Today’s figures underscore the economy’s downward spiral, with companies from J.Crew Group Inc. to billionaire investor Warren Buffett’s Berkshire Hathaway Inc. eliminating jobs, and rising unemployment aggravating the slump in consumer spending. Stock-index futures slid and Treasuries climbed.

“The deterioration of the labor market certainly continues; this is a pretty bleak picture,” Harm Bandholz, a U.S. economist at UniCredit Global Research in New York, said in an interview with Bloomberg Television.

The Standard & Poor’s 500 Stock Index dropped 2.1 percent to 697.84 at 9:35 a.m. in New York. Benchmark 10-year note yields fell to 2.88 percent from 2.98 percent late yesterday.

Geithner Warning

The Obama administration is counting on a series of stimulus efforts to jolt the economy and create or save 3.5 million jobs. Treasury Secretary Timothy Geithner yesterday warned lawmakers in a Senate hearing that “this is still a deepening recession and a deepening credit crunch,” and said more money may be needed to address the financial crisis.

Economists forecast the Labor Department tomorrow will say U.S. payrolls fell by 650,000 in February, the most since 1949, according to a Bloomberg News survey. The unemployment rate probably surged to 7.9 percent.

Jobless claims for the week that ended Feb. 28 were projected to fall to 650,000, from an originally reported 667,000 a week earlier, according to the median of 43 estimates in a Bloomberg News survey.

The drop in productivity reported today compares with the Labor Department’s previous estimate of a 3.2 percent gain for the fourth quarter. The increase in labor costs was also more than first estimated, and the biggest gain in two years.

4-Week Average

The four-week moving average of initial claims, a less volatile measure, climbed to 641,750, the highest level since October 1982.

The unemployment rate among people eligible for benefits, which tends to track the jobless rate, held at 3.8 percent in the week ended Feb. 21. Fifteen states and territories reported an increase in new claims for that same period, while 38 reported a decrease.

The total number of people receiving benefits decreased to 5.106 million in the week ended Feb. 21 from a record 5.12 million the prior week.

Initial claims reflect weekly firings and tend to rise as job growth slows.
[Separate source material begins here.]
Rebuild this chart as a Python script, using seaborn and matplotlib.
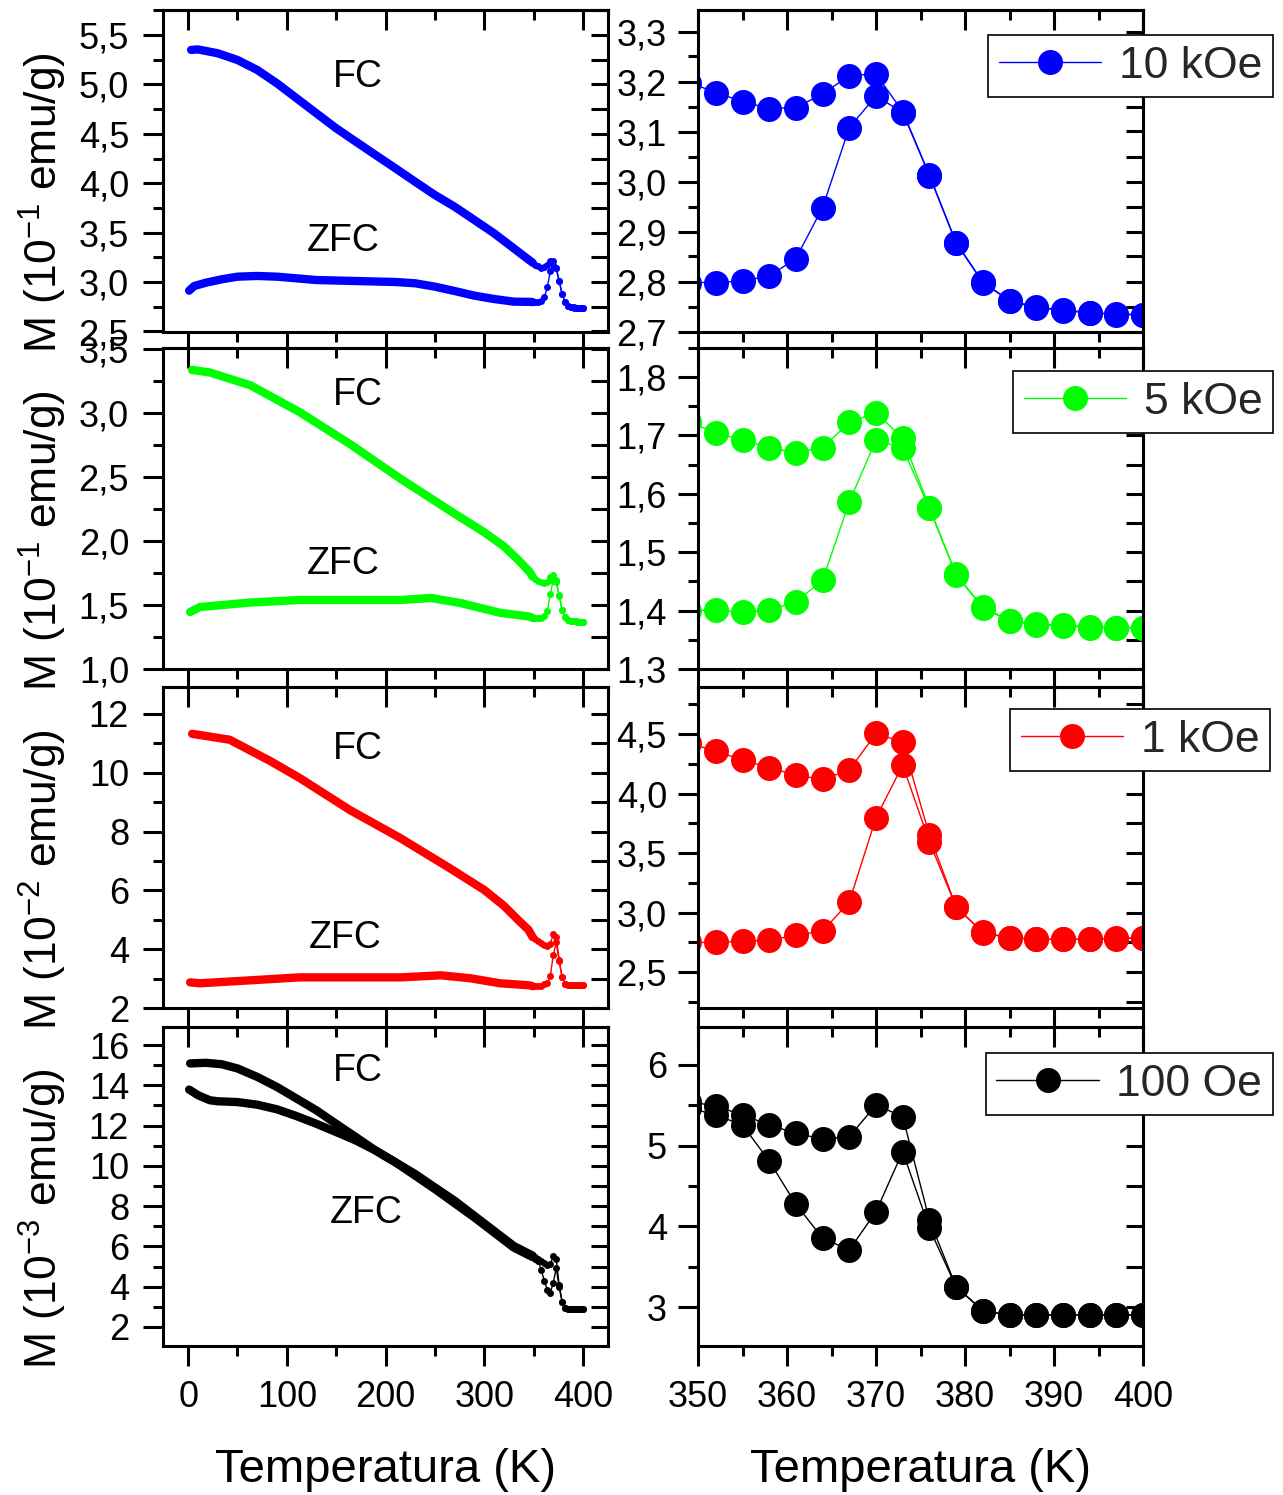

A report from ADP Employer Services yesterday showed U.S. companies cut an estimated 667,000 jobs in February, up from 614,000 the month before. The ADP figures include only private employment and do not take into account hiring by government agencies.

Biggest Slump

Already the 3.6 million jobs lost since the U.S. recession began in December 2007 mark the biggest employment slump of any economic contraction in the postwar period.

The faltering labor market has caused consumer sentiment to plummet and crippled spending. Purchases dropped at a 4.3 percent rate in the fourth quarter, the most since 1980, according to Commerce Department figures.

The Reuters/University of Michigan’s sentiment index measuring Americans’ outlook over the next six months, which tends to track consumer spending, fell to 50.5 in February. The group’s measure of current conditions, which reflects Americans’ perceptions of their financial situation and whether it’s a good time to buy expensive items such as cars, fell to 65.5.

Federal Reserve Chairman Ben S. Bernanke this week told the Senate Budget Committee that policy makers may need to expand aid to the banking system and take other aggressive measures even at the cost of soaring fiscal deficits.

“Without a reasonable degree of financial stability, a sustainable recovery will not occur,” the Fed chairman said.